Modus dan Turunnya Kepercayaan Publik
Sementara itu, Chairman Lembaga Riset Keamanan Siber CISSReC Pratama Persadha mengatakan menurut data yang berhasil digali, terdapat 82 kredensial karyawan KAI yang bocor serta hampir 22.500 kredensial pelanggan dan 50 kredensial dari karyawan perusahaan lain yang bermitra dengan KAI.
Data kredensial tersebut didapatkan dari sekitar 3300 url yang menjadi permukaan serangan external dari situs KAI. Pratama mengungkapkan dalam mengambil data pengguna Stormous memanfaatkan celah VPN.
“Setelah berhasil masuk mereka berhasil mengakses dashboard dari beberapa sistem KAI dan mengunduh data yang ada didalam dashboard tersebut,” kata Pratama.
Dia menuturkan KAI sepertinya sudah menyadari adanya serangan tersebut dan sudah melakukan beberapa mitigasi seperti menghapus menonaktifkan portal VPN di situs KAI dimana peretas masuk dan mengakses sistem KAI.
KAI juga sempat menghapus beberapa kredensial yang berhasil didapatkan oleh geng ransomware Stormous tersebut, namun menurut geng ransomware Stormous hal tersebut cukup sia-sia karena mereka bukan baru satu jam masuk kedalam sistem KAI namun sudah hampir satu minggu mereka berhasil masuk dan mengunduh data yang ada didalam sistem.
Dia menuturkan Melakukan mitigasi seperti itu bisa saja tidak efisien karena ada juga kemungkinan bahwa geng ransomware tersebut telah memasang backdoor di dalam sistem KAI yang dapat mereka pergunakan untuk mengakses kembali sistem KAI.
Pratama menuturkan jika tidak dapat menemukan backdoor tersebut maka salah satu langkah yang paling aman untuk dilakukan adalah melakukan deployment sistem di server baru dengan menggunakan backup data yang KAI miliki dengan sebelumnya melakukan perbaikan pada portal atau data kredensial karyawan yang diketahui bocor tersebut.
Dia menambahkan meskipun sistem keamanan siber yang dimiliki oleh lembaga sudah menggunakan sistem yang paling mutakhir dan paling canggih namun edukasi terhadap karyawan serta keamanan siber dari perangkat kerja kurang, maka secara keseluruhan sistem keamanan suatu lembaga akan dianggap kurang kuat karena masih memiliki celah untuk masuknya sebuah serangan.
Dia menyarankan kepada KAI untuk mengedukasi SDM-nya mengenai potensi serangan siber sehingga tidak terjebak untuk melakukan suatu aktivitas yang dapat menyebabkan komputer atau laptop mereka diambilalih kontrolnya oleh peretas.

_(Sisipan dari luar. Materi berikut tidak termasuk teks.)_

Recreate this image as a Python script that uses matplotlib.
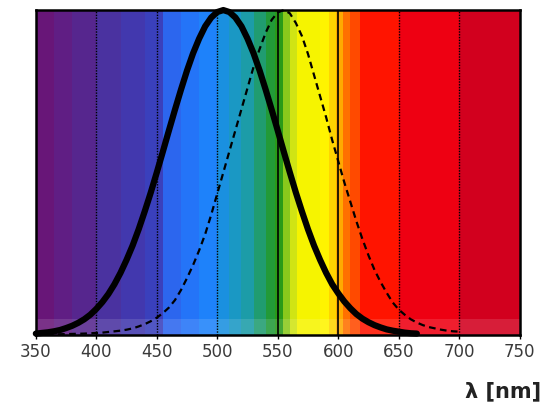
import numpy as np
import matplotlib
matplotlib.use("Agg")
import matplotlib.pyplot as plt

# spectrum background bands (edges in nm, one colour per band)
band_edges = [350, 365, 380, 400, 420, 440, 455, 470, 485, 500, 510, 520, 530, 540,
              548, 554, 560, 566, 585, 592, 598, 604, 610, 618, 650, 700, 750]
band_colors = ["#681678", "#601e84", "#56268e", "#4a32a0", "#4238ae", "#3a40bc",
               "#2c66ee", "#2474f8", "#1e82fa", "#1a90e0", "#1a98c4", "#1c9ca8",
               "#209c70", "#229a38", "#2a9a18", "#8ac81c", "#d0e414", "#f6f400",
               "#fff400", "#ffd400", "#ffaa00", "#ff7000", "#ff4a00", "#ff1400",
               "#ee0012", "#d2001e"]

# scotopic sensitivity (thick solid)
wl_scot = [350, 355, 360, 365, 370, 375, 380, 385, 390, 395, 400, 405, 410, 415,
           420, 425, 430, 435, 440, 445, 450, 455, 460, 465, 470, 475, 480, 485,
           490, 495, 500, 505, 510, 515, 520, 525, 530, 535, 540, 545, 550, 555,
           560, 565, 570, 575, 580, 585, 590, 595, 600, 605, 610, 615, 620, 625,
           630, 635, 640, 645, 650, 655, 660, 665]
v_scot = [0.004, 0.006, 0.008, 0.011, 0.015, 0.021, 0.028, 0.037, 0.048, 0.062,
          0.08, 0.101, 0.126, 0.156, 0.191, 0.231, 0.275, 0.325, 0.38, 0.438, 0.5,
          0.564, 0.629, 0.693, 0.755, 0.814, 0.867, 0.912, 0.95, 0.977, 0.994, 1.0,
          0.994, 0.977, 0.95, 0.912, 0.867, 0.814, 0.755, 0.693, 0.629, 0.564, 0.5,
          0.438, 0.38, 0.325, 0.275, 0.231, 0.191, 0.156, 0.128, 0.103, 0.082,
          0.064, 0.05, 0.039, 0.03, 0.023, 0.017, 0.013, 0.01, 0.007, 0.005, 0.004]

# photopic sensitivity (dashed)
wl_phot = [350, 360, 370, 380, 390, 400, 405, 410, 415, 420, 425, 430, 435, 440,
           445, 450, 455, 460, 465, 470, 475, 480, 485, 490, 495, 500, 505, 510,
           515, 520, 525, 530, 535, 540, 545, 550, 555, 560, 565, 570, 575, 580,
           585, 590, 595, 600, 605, 610, 615, 620, 625, 630, 635, 640, 645, 650,
           655, 660, 665, 670, 675, 680, 685, 690, 695, 700]
v_phot = [0.0, 0.001, 0.002, 0.003, 0.004, 0.006, 0.007, 0.009, 0.011, 0.013,
          0.016, 0.02, 0.026, 0.033, 0.042, 0.053, 0.067, 0.084, 0.107, 0.138,
          0.175, 0.215, 0.26, 0.31, 0.37, 0.435, 0.5, 0.565, 0.63, 0.695, 0.76,
          0.825, 0.88, 0.93, 0.97, 0.993, 1.0, 0.99, 0.96, 0.92, 0.865, 0.8, 0.735,
          0.67, 0.6, 0.535, 0.47, 0.41, 0.35, 0.295, 0.245, 0.2, 0.163, 0.13, 0.1,
          0.078, 0.062, 0.048, 0.038, 0.03, 0.024, 0.02, 0.016, 0.013, 0.011, 0.01]

grid_solid = [550, 600]
grid_dotted = [400, 450, 500, 650, 700]
xticks = [350, 400, 450, 500, 550, 600, 650, 700, 750]

fig = plt.figure(figsize=(5.43, 4.03), dpi=100)
ax = fig.add_axes([0.066, 0.169, 0.891, 0.806])

for i, c in enumerate(band_colors):
    ax.axvspan(band_edges[i], band_edges[i + 1], color=c, lw=0, zorder=0)
# slightly lighter strip along the bottom
ax.axhspan(0, 0.05, color="white", alpha=0.12, lw=0, zorder=1)

for x in grid_dotted:
    ax.axvline(x, color="black", lw=1, ls=(0, (1, 1)), zorder=2)
for x in grid_solid:
    ax.axvline(x, color="black", lw=1.2, zorder=2)

ax.plot(wl_phot, v_phot, color="black", lw=1.6, ls=(0, (3, 2)), zorder=3, clip_on=False)
ax.plot(wl_scot, v_scot, color="black", lw=4.5, zorder=4, clip_on=False,
        solid_capstyle="round", solid_joinstyle="round")

ax.set_xlim(350, 750)
ax.set_ylim(0, 1.0)
ax.set_xticks(xticks)
ax.set_yticks([])
ax.tick_params(axis="x", direction="out", length=3, width=1, labelsize=12,
               labelcolor="#3a3a3a", pad=3)
for s in ax.spines.values():
    s.set_linewidth(1.8)
    s.set_color("black")

fig.text(0.997, 0.004, "λ [nm]", ha="right", va="bottom", fontsize=15,
         fontweight="bold", color="#222222")

fig.savefig("out.png", dpi=100)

“PT KAI harus betul betul mempertimbangkan aspek keamanan siber terutama saat ini PT KAI sedang gencar-gencarnya mengimplementasikan sistem face recognition pada sistem ticketing mereka termasuk untuk keperluan boarding,” kata Pratama.

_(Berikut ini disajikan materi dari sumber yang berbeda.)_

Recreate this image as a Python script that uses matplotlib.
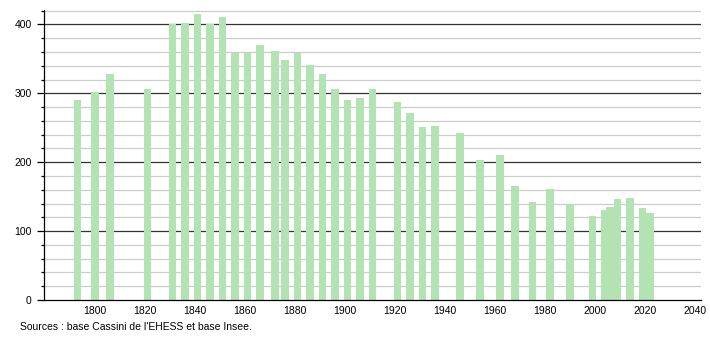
import matplotlib
matplotlib.use("Agg")
import matplotlib.pyplot as plt
from matplotlib.ticker import MultipleLocator

plt.rcParams['font.family'] = ['Liberation Sans', 'DejaVu Sans']

years = [1793, 1800, 1806, 1821, 1831, 1836, 1841, 1846, 1851, 1856, 1861, 1866,
         1872, 1876, 1881, 1886, 1891, 1896, 1901, 1906, 1911, 1921, 1926, 1931,
         1936, 1946, 1954, 1962, 1968, 1975, 1982, 1990, 1999, 2004, 2006, 2009,
         2014, 2019, 2022]
population = [291, 302, 328, 306, 400, 402, 415, 401, 411, 359, 359, 370,
              362, 349, 359, 341, 328, 307, 290, 293, 306, 287, 272, 251,
              252, 242, 203, 210, 165, 143, 161, 139, 122, 131, 135, 146,
              148, 133, 127]
x_ticks = [1800, 1820, 1840, 1860, 1880, 1900, 1920, 1940, 1960, 1980, 2000, 2020, 2040]
y_ticks = [0, 100, 200, 300, 400]
source = "Sources : base Cassini de l'EHESS et base Insee."

fig = plt.figure(figsize=(7.1, 3.4), dpi=100)
ax = fig.add_axes([0.062, 0.1176, 0.925, 0.853])

# grid lines
for v in range(20, 421, 20):
    if v % 100 == 0:
        ax.axhline(v, color='#333333', lw=0.9, zorder=1)
    else:
        ax.axhline(v, color='#cccccc', lw=0.9, zorder=1)

ax.bar(years, population, width=3.0, color='#b3e3b3', zorder=2, linewidth=0)

ax.set_xlim(1779.6, 2042.4)
ax.set_ylim(0, 421)
ax.set_xticks(x_ticks)
ax.set_yticks(y_ticks)
ax.yaxis.set_minor_locator(MultipleLocator(20))
ax.tick_params(axis='x', length=0, labelsize=7.5, pad=4)
ax.tick_params(axis='y', which='major', length=5, width=0.9, labelsize=7.5, pad=4)
ax.tick_params(axis='y', which='minor', length=2.5, width=0.9)

for s in ['top', 'right']:
    ax.spines[s].set_visible(False)
ax.spines['left'].set_linewidth(0.9)
ax.spines['bottom'].set_linewidth(0.9)

fig.text(20 / 710, 1 - 327 / 340, source, fontsize=7.5, va='center', ha='left')

fig.savefig("out.png", dpi=100)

Kabar bocornya data PT Kereta Api Indonesia (KAI) diperkirakan turut berdampak pada turunnya kepercayaan publik atas pengembangan Sistem Pemerintahan Berbasis Elektronik (SPBE) yang tengah dikembangkan pemerintah.

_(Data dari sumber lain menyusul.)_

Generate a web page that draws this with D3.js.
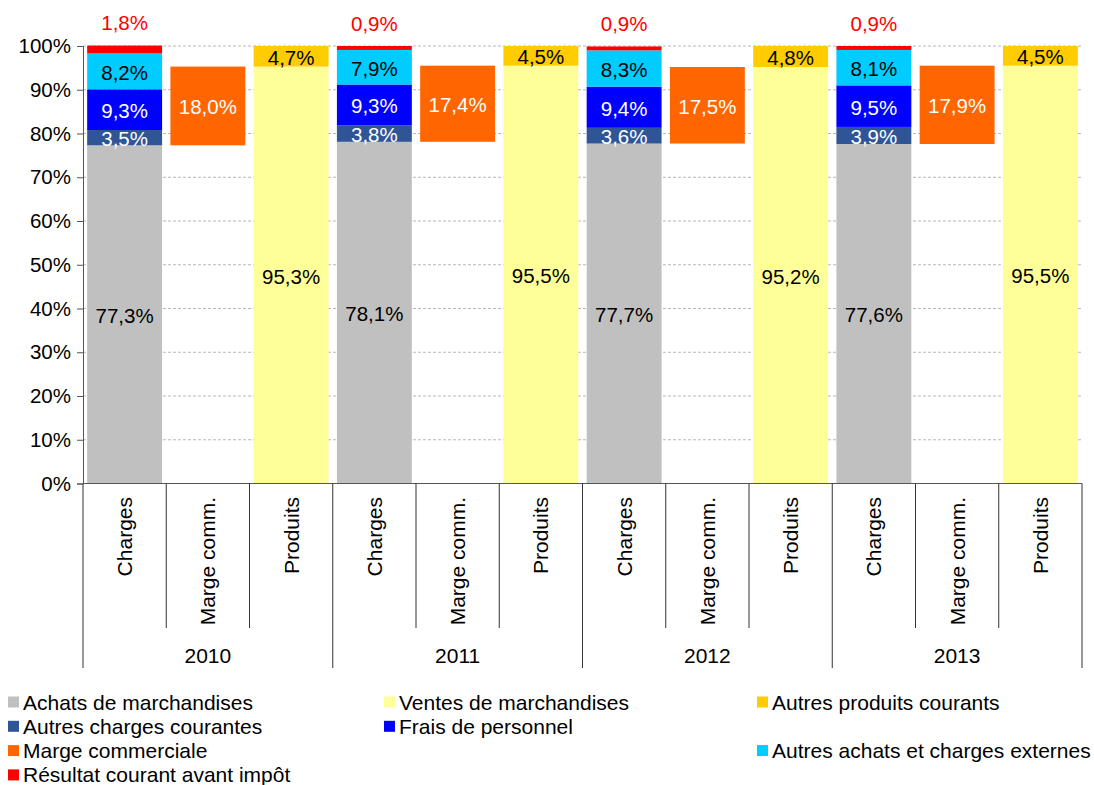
<!DOCTYPE html>
<html><head><meta charset="utf-8">
<script src="https://cdn.jsdelivr.net/npm/d3@7"></script>
<style>body{margin:0;background:#fff}svg{display:block;font-family:"Liberation Sans",Arial,sans-serif}</style>
</head><body><svg id="c" width="1094" height="785"></svg>
<script>
const years = ['2010','2011','2012','2013'];
const subCats = ['Charges','Marge comm.','Produits'];
const achats = [77.3,78.1,77.7,77.6];
const autresCharges = [3.5,3.8,3.6,3.9];
const frais = [9.3,9.3,9.4,9.5];
const autresAchats = [8.2,7.9,8.3,8.1];
const resultat = [1.8,0.9,0.9,0.9];
const marge = [18.0,17.4,17.5,17.9];
const ventes = [95.3,95.5,95.2,95.5];
const autresProduits = [4.7,4.5,4.8,4.5];
const yTicks = [0,10,20,30,40,50,60,70,80,90,100];

const series = [
  {name:'Achats de marchandises', color:'#C0C0C0', values:achats, col:0, lab:'#000'},
  {name:'Autres charges courantes', color:'#2F5597', values:autresCharges, col:0, lab:'#fff'},
  {name:'Frais de personnel', color:'#0000FF', values:frais, col:0, lab:'#fff'},
  {name:'Autres achats et charges externes', color:'#00CCFF', values:autresAchats, col:0, lab:'#000'},
  {name:'Résultat courant avant impôt', color:'#FF0000', values:resultat, col:0, lab:'#FF0000', above:true},
  {name:'Marge commerciale', color:'#FF6600', values:marge, col:1, lab:'#fff', baseFrom:achats},
  {name:'Ventes de marchandises', color:'#FFFF99', values:ventes, col:2, lab:'#000'},
  {name:'Autres produits courants', color:'#FFCC00', values:autresProduits, col:2, lab:'#000'}
];
const legendOrder = ['Achats de marchandises','Ventes de marchandises','Autres produits courants',
  'Autres charges courantes','Frais de personnel',null,
  'Marge commerciale',null,'Autres achats et charges externes',
  'Résultat courant avant impôt'];

const svg = d3.select('#c');
const L=83, R=1082, T=46, B=483.5;
const keys = [];
years.forEach(y=>subCats.forEach(s=>keys.push(y+'|'+s)));
const x = d3.scaleBand().domain(keys).range([L,R]).paddingInner(0.1).paddingOuter(0.05);
const y = d3.scaleLinear().domain([0,100]).range([B,T]);
const fmt = v => d3.format('.1f')(v).replace('.',',')+'%';

// gridlines
svg.append('g').selectAll('line').data(yTicks.filter(d=>d>0)).join('line')
  .attr('x1',L).attr('x2',R).attr('y1',d=>y(d)).attr('y2',d=>y(d))
  .attr('stroke','#b8b8b8').attr('stroke-dasharray','3,2').attr('stroke-width',1);

// bars
const rects=[], labels=[];
years.forEach((yr,i)=>{
  const acc=[0,0,0];
  series.forEach(s=>{
    const v=s.values[i];
    let b = s.baseFrom ? s.baseFrom[i] : acc[s.col];
    const k = yr+'|'+subCats[s.col];
    rects.push({x:x(k), w:x.bandwidth(), y0:b, y1:b+v, color:s.color});
    let ly = s.above ? y(b+v)-23 : y(b+v/2)+1;
    labels.push({x:x(k)+x.bandwidth()/2, y:ly, t:fmt(v), c:s.lab});
    if(!s.baseFrom) acc[s.col]=b+v;
  });
});
svg.append('g').selectAll('rect').data(rects).join('rect')
  .attr('x',d=>d.x).attr('width',d=>d.w)
  .attr('y',d=>y(d.y1)).attr('height',d=>y(d.y0)-y(d.y1))
  .attr('fill',d=>d.color);
svg.append('g').selectAll('text').data(labels).join('text')
  .attr('x',d=>d.x).attr('y',d=>d.y).attr('text-anchor','middle')
  .attr('dominant-baseline','central').attr('font-size',20.5).attr('fill',d=>d.c).text(d=>d.t);

// y axis
const ya = svg.append('g').attr('transform',`translate(${L},0)`)
  .call(d3.axisLeft(y).tickValues(yTicks).tickFormat(d=>d+'%').tickSize(6).tickPadding(6));
ya.select('.domain').attr('stroke','#555');
ya.selectAll('.tick line').attr('stroke','#555');
ya.selectAll('.tick text').attr('font-size',20.5).attr('fill','#000').attr('font-family','"Liberation Sans",Arial,sans-serif');

// x axis baseline
svg.append('line').attr('x1',L).attr('x2',R).attr('y1',B).attr('y2',B).attr('stroke','#555');
const step = x.step();
const seps = d3.range(13);
svg.append('g').selectAll('line').data(seps).join('line')
  .attr('x1',k=>L+k*step-0.5*0+ (k===0?0:0)).attr('x2',k=>L+k*step)
  .attr('y1',B).attr('y2',k=>k%3===0?668:628)
  .attr('stroke','#333').attr('stroke-width',1);
// category labels
svg.append('g').selectAll('text').data(keys).join('text')
  .attr('transform',k=>`translate(${x(k)+x.bandwidth()/2},497) rotate(-90)`)
  .attr('text-anchor','end').attr('dominant-baseline','central')
  .attr('font-size',21).text(k=>k.split('|')[1]);
// year labels
svg.append('g').selectAll('text').data(years).join('text')
  .attr('x',(d,i)=>L+(i*3+1.5)*step).attr('y',663).attr('text-anchor','middle')
  .attr('font-size',21).text(d=>d);

// legend
const colX=[8,384,757];
const lg = svg.append('g');
legendOrder.forEach((n,i)=>{
  if(!n) return;
  const s = series.find(d=>d.name===n);
  const cx = colX[i%3], cy = 702 + Math.floor(i/3)*24.3;
  lg.append('rect').attr('x',cx).attr('y',cy-5.5).attr('width',11).attr('height',11).attr('fill',s.color);
  lg.append('text').attr('x',cx+15).attr('y',cy).attr('dominant-baseline','central')
    .attr('font-size',21).text(n);
});
</script></body></html>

Ketua Indonesia Digital Empowering Community (Idiec) M. Tesar Sandikapura mengatakan publik nantinya akan makin ragu untuk mempercayakan datanya pada pemerintah, mengingat kejadian kebocoran data sering terjadi di perusahaan milik pemerintah.
“Kalau saya lebih ke kepercayaan publik, sekelas BUMN aja bocor, gimana data-data yang lain seperti nanti ada IKD. Lama-lama rakyat jadi masa bodoh dan kepercayaan masyarakat terhadap pemerintah jadi turun,” ujar Tesar.